A explicação econômica não deixa dúvida: os pobres votaram em Lula porque foram beneficiados pelo aumento do salário mínimo e pelo aumento de recipientes do Bolsa Família; os muitos ricos, porque foram privilegiados por juros inacreditavelmente generosos. A distribuição não foi igual: os muito ricos, que não passam de 2 milhões, receberam do Tesouro nacional 8,5% do PIB na forma de juros (dos quais 2,5% pontos percentuais podem ser considerados razoáveis, e 6,5%, captura), enquanto os pobres, que somam pelo menos 75 milhões, receberam menos de 3% do PIB na forma de assistência social evidentemente legítima, embora não estimuladora do trabalho. A distribuição foi, portanto, desequilibrada. Considerando um PIB de R$ 2 trilhões, os 6% recebidos pelos ricos correspondem a um subsídio de cerca de R$ 60 mil por pessoa, enquanto os 3% recebidos pelos pobres, a uma assistência de cerca de R$ 800 por pessoa ao ano. A diferença brutal, entretanto, não impediu o voto dos pobres em Lula, porque eles se sentiram de qualquer forma beneficiados pela bolsa e pelo aumento do salário mínimo.

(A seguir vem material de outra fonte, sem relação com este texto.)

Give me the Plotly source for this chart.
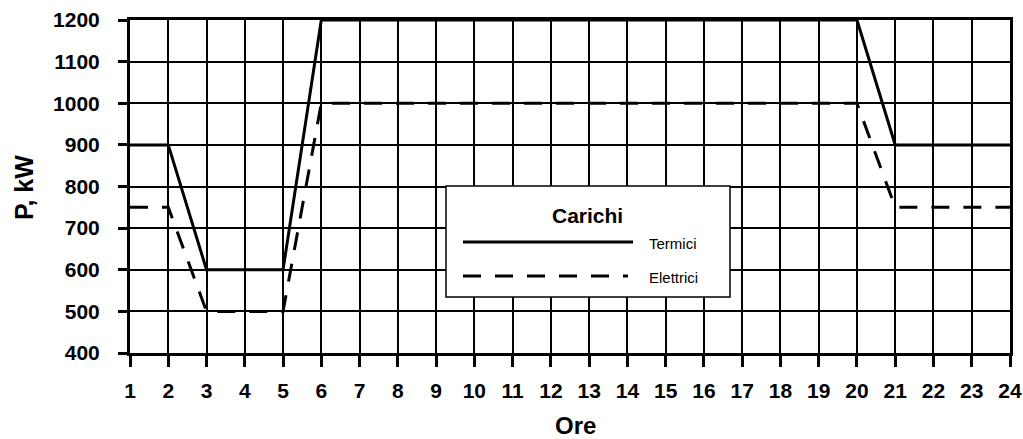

Já a classe média votou em Geraldo Alckmin porque nada recebeu do governo, a não ser uma pequena parcela da burocracia do Estado que continua a receber salários e aposentadorias privilegiadas. Os demais viram seus salários estagnarem, seus empregos desaparecerem e seus parentes e amigos emigrarem.
E porque, em um primeiro momento, a classe média ficou indignada, mas confusa pela corrupção do escândalo do mensalão, que o governo insistia em chamar de "caixa dois", mas, mais recentemente, eliminou qualquer dúvida ao ver no escândalo do dossiê a confirmação da falta de ética que domina o PT e o Planalto.

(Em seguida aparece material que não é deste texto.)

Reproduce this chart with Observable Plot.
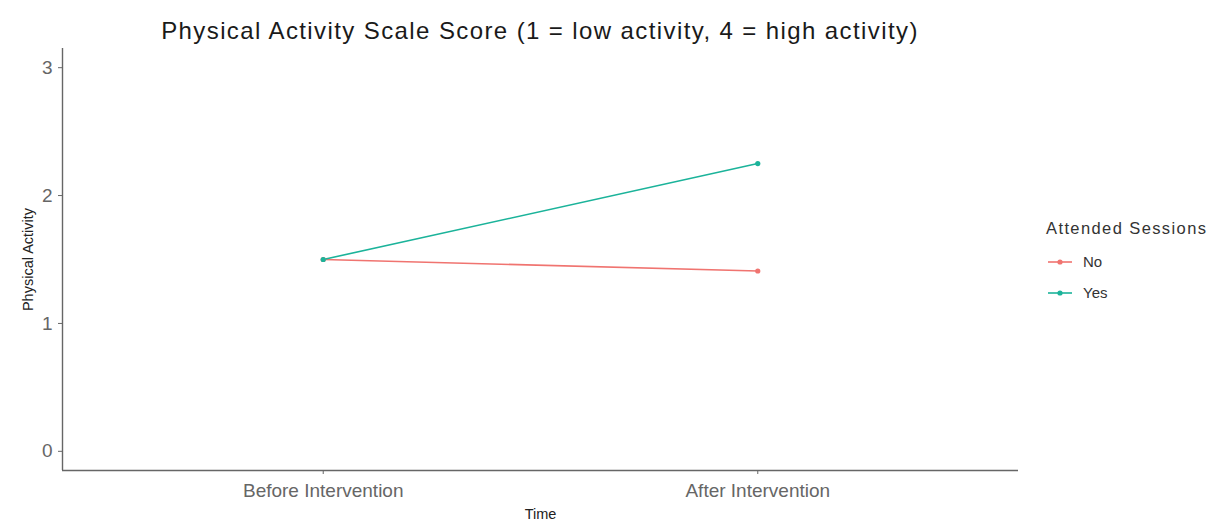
<!DOCTYPE html>
<html>
<head>
<meta charset="utf-8">
<script src="https://cdn.jsdelivr.net/npm/d3@7"></script>
<script src="https://cdn.jsdelivr.net/npm/@observablehq/plot@0.6"></script>
<style>
  html, body { margin: 0; padding: 0; background: #fff; }
  #wrap { position: relative; width: 1212px; height: 524px; font-family: "Liberation Sans", Arial, sans-serif; }
  #title { position: absolute; left: 62px; width: 956px; top: 17px; text-align: center; font-size: 24px; letter-spacing: 1.4px; color: #1a1a1a; line-height: 28px; }
  #legend { position: absolute; left: 1046px; top: 218px; color: #333; }
  #legend .lt { font-size: 16.5px; letter-spacing: 1.4px; margin-bottom: 8px; line-height: 20px; }
  #legend .row { display: flex; align-items: center; height: 31px; font-size: 15px; }
  #legend svg { margin-right: 9px; }
</style>
</head>
<body>
<div id="wrap">
  <div id="title"></div>
  <div id="chart"></div>
  <div id="legend"></div>
</div>
<script>
const titleText = "Physical Activity Scale Score (1 = low activity, 4 = high activity)";
const times = ["Before Intervention", "After Intervention"];
const groups = ["No", "Yes"];
const noValues = [1.50, 1.41];
const yesValues = [1.50, 2.25];
const colors = ["#F07470", "#1BB39A"];
const yTicks = [0, 1, 2, 3];
const xLabel = "Time";
const yLabel = "Physical Activity";
const legendTitle = "Attended Sessions";

const data = [];
[noValues, yesValues].forEach((vals, g) => {
  vals.forEach((v, i) => data.push({group: groups[g], pos: i + 1, time: times[i], value: v}));
});

document.getElementById("title").textContent = titleText;

const plot = Plot.plot({
  width: 1212,
  height: 524,
  marginLeft: 62,
  marginRight: 194,
  marginTop: 48,
  marginBottom: 54,
  style: {fontFamily: "'Liberation Sans', Arial, sans-serif", background: "transparent", color: "#555"},
  x: {type: "linear", domain: [0.4, 2.6], ticks: [1, 2], tickFormat: d => times[d - 1], label: null},
  y: {domain: [-0.15, 3.15], ticks: yTicks, tickFormat: d3.format("d"), label: null},
  color: {domain: groups, range: colors},
  marks: [
    Plot.axisY({ticks: yTicks, tickFormat: d3.format("d"), tickSize: 4, tickPadding: 6, fontSize: 19, stroke: "#666", fill: "#666", label: null}),
    Plot.axisX({ticks: [1, 2], tickFormat: d => times[d - 1], tickSize: 4, tickPadding: 9, fontSize: 19, stroke: "#666", fill: "#666", label: null, style: {letterSpacing: "0.5px"}}),
    Plot.ruleX([0.4], {stroke: "#666", strokeWidth: 1.4}),
    Plot.ruleY([-0.15], {stroke: "#666", strokeWidth: 1.4}),
    Plot.line(data, {x: "pos", y: "value", z: "group", stroke: "group", strokeWidth: 1.6}),
    Plot.dot(data, {x: "pos", y: "value", fill: "group", r: 2.6}),
    Plot.text([xLabel], {frameAnchor: "bottom", dy: 48, fontSize: 14.5, fill: "#222"}),
    Plot.text([yLabel], {frameAnchor: "left", textAnchor: "middle", dx: -34, rotate: -90, fontSize: 14.5, fill: "#222"})
  ]
});
document.getElementById("chart").appendChild(plot);

const legend = d3.select("#legend");
legend.append("div").attr("class", "lt").text(legendTitle);
groups.forEach((g, i) => {
  const row = legend.append("div").attr("class", "row");
  const s = row.append("svg").attr("width", 28).attr("height", 10);
  s.append("line").attr("x1", 2).attr("x2", 26).attr("y1", 5).attr("y2", 5).attr("stroke", colors[i]).attr("stroke-width", 1.6);
  s.append("circle").attr("cx", 14).attr("cy", 5).attr("r", 2.6).attr("fill", colors[i]);
  row.append("span").text(g);
});
</script>
</body>
</html>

A força dessa indignação é grande, espalha-se gradualmente por toda a sociedade e poderá ser suficiente para levar Geraldo ao Planalto. Receio, entretanto, que não seja suficiente: que não bastará eliminar a corrupção política, que é profundamente desmoralizante, mas representa pouco em valor; Alckmin precisará dar sinais de que enfrentará o problema da corrupção econômica -da captura do patrimônio público pelos rentistas e associados.
Sei que essa é uma questão delicada, sei que os políticos devem fazer compromissos, procurar somar, em vez de dividir. Mas, sem uma indicação clara de que o novo governo reformulará a política econômica, combinando um grande ajuste fiscal com uma redução simultânea (em vez de a posteriori) da taxa de juros que incide sobre os títulos públicos, ele não estará dando aos pobres motivos suficientes para mudar de lado.
A objeção conservadora a esse tipo de argumento é inevitável: "Os eleitores não sabem votar, não pensam tão racionalmente". Nada mais enganoso, porém, do que subestimar o povo. Ele pode estar mal informado, em muitos casos ele é enganado, como em parte também está acontecendo nestas eleições, mas ele sabe que pelo menos no dia da eleição ele tem poder e está sabendo exercê-lo cada vez melhor.